____ Supplied data

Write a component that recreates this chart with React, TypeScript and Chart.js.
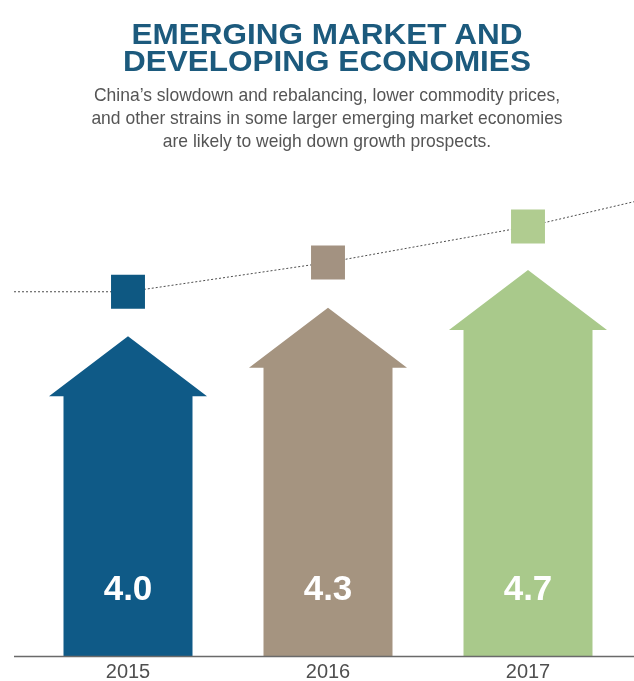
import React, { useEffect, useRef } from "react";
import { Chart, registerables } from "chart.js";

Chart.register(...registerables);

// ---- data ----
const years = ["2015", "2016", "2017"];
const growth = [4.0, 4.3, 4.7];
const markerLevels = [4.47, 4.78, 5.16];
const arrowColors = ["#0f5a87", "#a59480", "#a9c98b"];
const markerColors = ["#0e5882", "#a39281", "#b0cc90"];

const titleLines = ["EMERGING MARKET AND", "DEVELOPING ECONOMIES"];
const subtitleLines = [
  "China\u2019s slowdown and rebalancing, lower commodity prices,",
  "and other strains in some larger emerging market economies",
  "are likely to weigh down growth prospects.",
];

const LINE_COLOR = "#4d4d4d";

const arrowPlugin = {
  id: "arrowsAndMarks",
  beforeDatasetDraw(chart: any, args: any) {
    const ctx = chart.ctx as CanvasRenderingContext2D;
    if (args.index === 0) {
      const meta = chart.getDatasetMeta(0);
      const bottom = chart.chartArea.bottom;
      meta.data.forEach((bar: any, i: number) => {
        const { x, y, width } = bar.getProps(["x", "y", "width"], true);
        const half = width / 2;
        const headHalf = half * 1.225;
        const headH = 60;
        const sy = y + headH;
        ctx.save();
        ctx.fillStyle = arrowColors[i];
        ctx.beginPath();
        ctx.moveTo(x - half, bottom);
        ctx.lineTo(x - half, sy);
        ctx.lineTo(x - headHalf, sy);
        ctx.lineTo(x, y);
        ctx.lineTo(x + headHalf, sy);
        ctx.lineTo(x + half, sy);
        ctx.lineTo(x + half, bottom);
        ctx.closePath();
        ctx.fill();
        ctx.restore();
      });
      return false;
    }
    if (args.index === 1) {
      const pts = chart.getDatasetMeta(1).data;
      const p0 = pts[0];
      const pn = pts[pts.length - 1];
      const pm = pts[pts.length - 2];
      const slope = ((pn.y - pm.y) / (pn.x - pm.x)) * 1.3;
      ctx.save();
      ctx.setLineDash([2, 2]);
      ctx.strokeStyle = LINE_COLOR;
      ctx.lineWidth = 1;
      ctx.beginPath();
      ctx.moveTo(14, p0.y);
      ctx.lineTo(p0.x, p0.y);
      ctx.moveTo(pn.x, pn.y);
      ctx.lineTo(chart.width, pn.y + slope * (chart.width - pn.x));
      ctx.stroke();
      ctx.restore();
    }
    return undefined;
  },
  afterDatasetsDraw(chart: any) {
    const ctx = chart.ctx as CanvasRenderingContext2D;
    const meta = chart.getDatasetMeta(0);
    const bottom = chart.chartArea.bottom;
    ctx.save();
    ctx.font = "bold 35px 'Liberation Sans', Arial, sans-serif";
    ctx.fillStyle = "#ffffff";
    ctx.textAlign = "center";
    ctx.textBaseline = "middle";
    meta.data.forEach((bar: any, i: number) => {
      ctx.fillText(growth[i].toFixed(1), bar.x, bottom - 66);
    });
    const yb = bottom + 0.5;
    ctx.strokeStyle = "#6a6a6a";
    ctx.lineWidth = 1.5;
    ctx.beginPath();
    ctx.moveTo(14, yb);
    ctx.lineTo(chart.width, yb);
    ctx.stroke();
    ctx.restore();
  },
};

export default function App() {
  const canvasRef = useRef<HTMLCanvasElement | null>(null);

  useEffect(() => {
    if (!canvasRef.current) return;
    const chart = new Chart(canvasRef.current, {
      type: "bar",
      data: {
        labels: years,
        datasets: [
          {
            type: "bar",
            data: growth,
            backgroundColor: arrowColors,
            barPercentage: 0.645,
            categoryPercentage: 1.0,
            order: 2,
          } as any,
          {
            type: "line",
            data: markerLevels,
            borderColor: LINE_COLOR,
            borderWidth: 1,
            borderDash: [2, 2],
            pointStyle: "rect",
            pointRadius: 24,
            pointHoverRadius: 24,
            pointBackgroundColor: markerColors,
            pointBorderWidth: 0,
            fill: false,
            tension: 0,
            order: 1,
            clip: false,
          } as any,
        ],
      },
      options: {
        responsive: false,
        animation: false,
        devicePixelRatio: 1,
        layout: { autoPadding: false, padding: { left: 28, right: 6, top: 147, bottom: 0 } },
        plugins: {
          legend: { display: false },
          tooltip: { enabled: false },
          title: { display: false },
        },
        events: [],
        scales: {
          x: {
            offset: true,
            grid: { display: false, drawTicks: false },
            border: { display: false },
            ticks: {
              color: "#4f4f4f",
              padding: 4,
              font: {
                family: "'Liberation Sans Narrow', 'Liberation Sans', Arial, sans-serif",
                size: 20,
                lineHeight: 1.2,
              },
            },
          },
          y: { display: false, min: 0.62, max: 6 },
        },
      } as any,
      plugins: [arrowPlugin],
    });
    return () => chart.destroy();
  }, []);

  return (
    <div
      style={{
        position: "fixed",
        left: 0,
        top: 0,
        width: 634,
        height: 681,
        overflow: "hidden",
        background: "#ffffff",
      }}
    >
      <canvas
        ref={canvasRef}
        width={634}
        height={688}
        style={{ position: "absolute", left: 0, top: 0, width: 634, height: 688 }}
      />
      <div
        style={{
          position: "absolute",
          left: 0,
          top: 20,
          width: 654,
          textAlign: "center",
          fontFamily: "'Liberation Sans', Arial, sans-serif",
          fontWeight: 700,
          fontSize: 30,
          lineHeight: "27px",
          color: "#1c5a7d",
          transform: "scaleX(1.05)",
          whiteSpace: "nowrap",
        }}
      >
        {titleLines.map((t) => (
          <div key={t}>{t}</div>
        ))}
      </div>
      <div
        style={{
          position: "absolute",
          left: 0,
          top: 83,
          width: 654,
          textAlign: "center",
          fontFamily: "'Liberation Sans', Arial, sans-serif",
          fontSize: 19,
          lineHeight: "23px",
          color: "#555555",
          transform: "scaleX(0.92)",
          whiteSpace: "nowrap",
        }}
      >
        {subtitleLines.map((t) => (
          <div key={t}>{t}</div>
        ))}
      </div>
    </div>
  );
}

________

Written request: Write the full listing out again with every line unchanged, but include no pictures.

Solution to this problem:
Write a component that recreates this chart with React, TypeScript and Chart.js.
import React, { useEffect, useRef } from "react";
import { Chart, registerables } from "chart.js";

Chart.register(...registerables);

// ---- data ----
const years = ["2015", "2016", "2017"];
const growth = [4.0, 4.3, 4.7];
const markerLevels = [4.47, 4.78, 5.16];
const arrowColors = ["#0f5a87", "#a59480", "#a9c98b"];
const markerColors = ["#0e5882", "#a39281", "#b0cc90"];

const titleLines = ["EMERGING MARKET AND", "DEVELOPING ECONOMIES"];
const subtitleLines = [
  "China\u2019s slowdown and rebalancing, lower commodity prices,",
  "and other strains in some larger emerging market economies",
  "are likely to weigh down growth prospects.",
];

const LINE_COLOR = "#4d4d4d";

const arrowPlugin = {
  id: "arrowsAndMarks",
  beforeDatasetDraw(chart: any, args: any) {
    const ctx = chart.ctx as CanvasRenderingContext2D;
    if (args.index === 0) {
      const meta = chart.getDatasetMeta(0);
      const bottom = chart.chartArea.bottom;
      meta.data.forEach((bar: any, i: number) => {
        const { x, y, width } = bar.getProps(["x", "y", "width"], true);
        const half = width / 2;
        const headHalf = half * 1.225;
        const headH = 60;
        const sy = y + headH;
        ctx.save();
        ctx.fillStyle = arrowColors[i];
        ctx.beginPath();
        ctx.moveTo(x - half, bottom);
        ctx.lineTo(x - half, sy);
        ctx.lineTo(x - headHalf, sy);
        ctx.lineTo(x, y);
        ctx.lineTo(x + headHalf, sy);
        ctx.lineTo(x + half, sy);
        ctx.lineTo(x + half, bottom);
        ctx.closePath();
        ctx.fill();
        ctx.restore();
      });
      return false;
    }
    if (args.index === 1) {
      const pts = chart.getDatasetMeta(1).data;
      const p0 = pts[0];
      const pn = pts[pts.length - 1];
      const pm = pts[pts.length - 2];
      const slope = ((pn.y - pm.y) / (pn.x - pm.x)) * 1.3;
      ctx.save();
      ctx.setLineDash([2, 2]);
      ctx.strokeStyle = LINE_COLOR;
      ctx.lineWidth = 1;
      ctx.beginPath();
      ctx.moveTo(14, p0.y);
      ctx.lineTo(p0.x, p0.y);
      ctx.moveTo(pn.x, pn.y);
      ctx.lineTo(chart.width, pn.y + slope * (chart.width - pn.x));
      ctx.stroke();
      ctx.restore();
    }
    return undefined;
  },
  afterDatasetsDraw(chart: any) {
    const ctx = chart.ctx as CanvasRenderingContext2D;
    const meta = chart.getDatasetMeta(0);
    const bottom = chart.chartArea.bottom;
    ctx.save();
    ctx.font = "bold 35px 'Liberation Sans', Arial, sans-serif";
    ctx.fillStyle = "#ffffff";
    ctx.textAlign = "center";
    ctx.textBaseline = "middle";
    meta.data.forEach((bar: any, i: number) => {
      ctx.fillText(growth[i].toFixed(1), bar.x, bottom - 66);
    });
    const yb = bottom + 0.5;
    ctx.strokeStyle = "#6a6a6a";
    ctx.lineWidth = 1.5;
    ctx.beginPath();
    ctx.moveTo(14, yb);
    ctx.lineTo(chart.width, yb);
    ctx.stroke();
    ctx.restore();
  },
};

export default function App() {
  const canvasRef = useRef<HTMLCanvasElement | null>(null);

  useEffect(() => {
    if (!canvasRef.current) return;
    const chart = new Chart(canvasRef.current, {
      type: "bar",
      data: {
        labels: years,
        datasets: [
          {
            type: "bar",
            data: growth,
            backgroundColor: arrowColors,
            barPercentage: 0.645,
            categoryPercentage: 1.0,
            order: 2,
          } as any,
          {
            type: "line",
            data: markerLevels,
            borderColor: LINE_COLOR,
            borderWidth: 1,
            borderDash: [2, 2],
            pointStyle: "rect",
            pointRadius: 24,
            pointHoverRadius: 24,
            pointBackgroundColor: markerColors,
            pointBorderWidth: 0,
            fill: false,
            tension: 0,
            order: 1,
            clip: false,
          } as any,
        ],
      },
      options: {
        responsive: false,
        animation: false,
        devicePixelRatio: 1,
        layout: { autoPadding: false, padding: { left: 28, right: 6, top: 147, bottom: 0 } },
        plugins: {
          legend: { display: false },
          tooltip: { enabled: false },
          title: { display: false },
        },
        events: [],
        scales: {
          x: {
            offset: true,
            grid: { display: false, drawTicks: false },
            border: { display: false },
            ticks: {
              color: "#4f4f4f",
              padding: 4,
              font: {
                family: "'Liberation Sans Narrow', 'Liberation Sans', Arial, sans-serif",
                size: 20,
                lineHeight: 1.2,
              },
            },
          },
          y: { display: false, min: 0.62, max: 6 },
        },
      } as any,
      plugins: [arrowPlugin],
    });
    return () => chart.destroy();
  }, []);

  return (
    <div
      style={{
        position: "fixed",
        left: 0,
        top: 0,
        width: 634,
        height: 681,
        overflow: "hidden",
        background: "#ffffff",
      }}
    >
      <canvas
        ref={canvasRef}
        width={634}
        height={688}
        style={{ position: "absolute", left: 0, top: 0, width: 634, height: 688 }}
      />
      <div
        style={{
          position: "absolute",
          left: 0,
          top: 20,
          width: 654,
          textAlign: "center",
          fontFamily: "'Liberation Sans', Arial, sans-serif",
          fontWeight: 700,
          fontSize: 30,
          lineHeight: "27px",
          color: "#1c5a7d",
          transform: "scaleX(1.05)",
          whiteSpace: "nowrap",
        }}
      >
        {titleLines.map((t) => (
          <div key={t}>{t}</div>
        ))}
      </div>
      <div
        style={{
          position: "absolute",
          left: 0,
          top: 83,
          width: 654,
          textAlign: "center",
          fontFamily: "'Liberation Sans', Arial, sans-serif",
          fontSize: 19,
          lineHeight: "23px",
          color: "#555555",
          transform: "scaleX(0.92)",
          whiteSpace: "nowrap",
        }}
      >
        {subtitleLines.map((t) => (
          <div key={t}>{t}</div>
        ))}
      </div>
    </div>
  );
}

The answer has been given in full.